Challenges around the use of sub-agents in South Asia is a critical issue according to an independent expert report recently commissioned by the Association of Australian Education Representatives in India (AAERI).
The South Asia Education Strategy 2020-25 covers wide range of issues relating to the provision, by Australian educational institutions, of education to international students from South Asian countries over the next five years. The role of education agents is covered in detail.
Below is a summary of the key issues and findings on the role of education agents. Even though the report’s frame of reference is the Australian market, much of the content is relevant globally.
Agents will continue to play an important role
- Agents will continue to be important for both institutions and students over the next five years. (Education agents currently recruit about 75% of the international students who study in Australia each year.)
- Agents must become more involved in on-boarding students in Australia and ‘be benchmarked against their performance’.
The use of sub-agents is widespread but lacks transparency
The report identifies the use of sub-agents as the “No.1 critical issue” for many educational institutions. Most institutions do not permit their authorised agents to use sub-agents but the practice is “deeply embedded” in South Asia. The report goes on to say:
Agents are collaborating and in some cases signing agreements with sub/referral agents without permission from their institutional partners. There is a need for transparency with respect o the use of sub-agents.

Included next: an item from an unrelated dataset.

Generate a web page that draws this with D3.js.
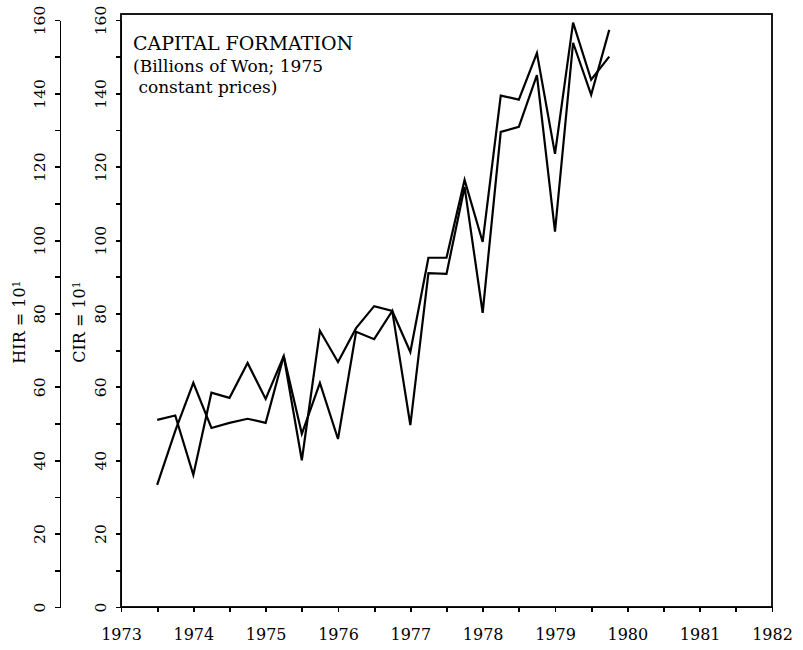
<!DOCTYPE html>
<meta charset="utf-8">
<style>
body { margin: 0; background: #fff; }
text { font-family: "DejaVu Serif", "Liberation Serif", serif; fill: #000; }
.axis path, .axis line { stroke: #000; stroke-width: 1.8px; shape-rendering: crispEdges; }
.series { fill: none; stroke: #000; stroke-width: 2.2px; stroke-linejoin: miter; }
</style>
<body>
<div id="chart"></div>
<script src="https://d3js.org/d3.v7.min.js"></script>
<script>
var quarters = [1973.5, 1973.75, 1974, 1974.25, 1974.5, 1974.75, 1975, 1975.25, 1975.5,
                1975.75, 1976, 1976.25, 1976.5, 1976.75, 1977, 1977.25, 1977.5, 1977.75,
                1978, 1978.25, 1978.5, 1978.75, 1979, 1979.25, 1979.5, 1979.75];
var seriesA = [51.0, 52.2, 36.0, 58.4, 57.0, 66.5, 56.7, 68.4, 40.0, 75.3, 66.8, 76.0, 82.0,
               80.7, 69.5, 95.2, 95.2, 116.4, 99.5, 139.4, 138.3, 151.0, 123.5, 159.3, 143.7, 150.0];
var seriesB = [33.3, 48.0, 61.1, 48.8, 50.2, 51.3, 50.2, 68.4, 47.2, 61.1, 45.8, 75.0, 73.0,
               80.7, 49.6, 91.0, 90.8, 114.5, 80.2, 129.5, 130.9, 145.0, 102.3, 153.8, 139.6, 157.3];
var yearLabels = [1973, 1974, 1975, 1976, 1977, 1978, 1979, 1980, 1981, 1982];
var titleLines = ["CAPITAL FORMATION", "(Billions of Won; 1975", " constant prices)"];

var W = 803, H = 650;
var svg = d3.select("#chart").append("svg")
    .attr("width", W)
    .attr("height", H);

var x = d3.scaleLinear().domain([1973, 1982]).range([121, 772]);
var y = d3.scaleLinear().domain([0, 160]).range([607, 20]);

var yTicks = d3.range(0, 161, 10);
var xTicks = d3.range(1973, 1982.01, 0.5);

// frame
svg.append("rect")
    .attr("x", x(1973)).attr("y", 14)
    .attr("width", x(1982) - x(1973)).attr("height", y(0) - 14)
    .attr("fill", "none").attr("stroke", "#000").attr("stroke-width", 1.8);

function leftAxis(xpos) {
  var g = svg.append("g")
      .attr("class", "axis")
      .attr("transform", "translate(" + xpos + ",0)")
      .call(d3.axisLeft(y).tickValues(yTicks).tickSize(5).tickSizeOuter(0)
        .tickFormat(function(d) { return d % 20 ? "" : d; }));
  g.selectAll(".tick text")
      .attr("font-size", 15.5)
      .attr("text-anchor", "middle")
      .attr("dy", 0)
      .attr("x", 0)
      .attr("y", 0)
      .attr("transform", "translate(-15,0) rotate(-90)");
  return g;
}
leftAxis(60);
leftAxis(x(1973));

var xAxis = svg.append("g")
    .attr("class", "axis")
    .attr("transform", "translate(0," + y(0) + ")")
    .call(d3.axisBottom(x).tickValues(xTicks).tickSize(5).tickSizeOuter(0)
      .tickFormat(function(d) { return yearLabels.indexOf(d) >= 0 ? d : ""; }));
xAxis.selectAll("text")
    .attr("font-size", 16)
    .attr("y", 33)
    .attr("dy", 0);

// axis titles
function axisTitle(xpos, name) {
  var t = svg.append("text")
      .attr("transform", "translate(" + xpos + ",322) rotate(-90)")
      .attr("text-anchor", "middle")
      .attr("font-size", 16);
  t.append("tspan").text(name + " = 10");
  t.append("tspan").attr("dy", "-0.45em").attr("font-size", 11).text("1");
}
axisTitle(25, "HIR");
axisTitle(85, "CIR");

// title block
svg.append("g").selectAll("text")
    .data(titleLines)
    .enter().append("text")
    .attr("x", 133)
    .attr("y", function(d, i) { return i == 0 ? 50 : 50 + 22 + (i - 1) * 21; })
    .attr("font-size", function(d, i) { return i == 0 ? 19 : 17; })
    .style("white-space", "pre")
    .text(function(d) { return d; });

var line = d3.line()
    .x(function(d) { return x(d[0]); })
    .y(function(d) { return y(d[1]); });

[seriesA, seriesB].forEach(function(s) {
  svg.append("path")
      .attr("class", "series")
      .attr("d", line(quarters.map(function(q, i) { return [q, s[i]]; })));
});
</script>
</body>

Unethical onshore agents are a problem
The report notes a growing problem of education agents based in Australia who are deliberately ‘churning’ students, or in other words, encouraging them to ‘course hop’. This is a particular problem in Sydney and Melbourne.
The report alleges that some educational institutions are complicit in this activity, offering ‘scholarships’ of up to $10,000 to encourage students to switch institutions. Those scholarships are widely perceived as fee discounts and are seen by many as a “race to the bottom”.
Recommendations
The report makes the following recommendations with respect to education agents:
- Whilst acknowledging the importance of the agent’s onoing role in the future, the network (agents and providers) must be cognisant of the perceptions of many key stakeholders of the “poor behaviour” of agents particularly onshore within Australia.
- Providers and their offshore agents must continue to be vigilant over both the actions and quality of sub-agents and put in place systems and processes to ensure compliance, as this has been viewed as a key issue by many stakeholders.
- Agents should consider students as “lifelong customers” and have continued engagement with them beyond the commencement of their studies.
- Providers should consider agents as colleagues and not purley ‘business partners’, responsible for meeting commercial targets of their institutions.
- Agent associations will continue to grow, but their first priority should be to ensure their members are acting with integrity with the student as their key focus especially if trying to establish their chapters outside their own region.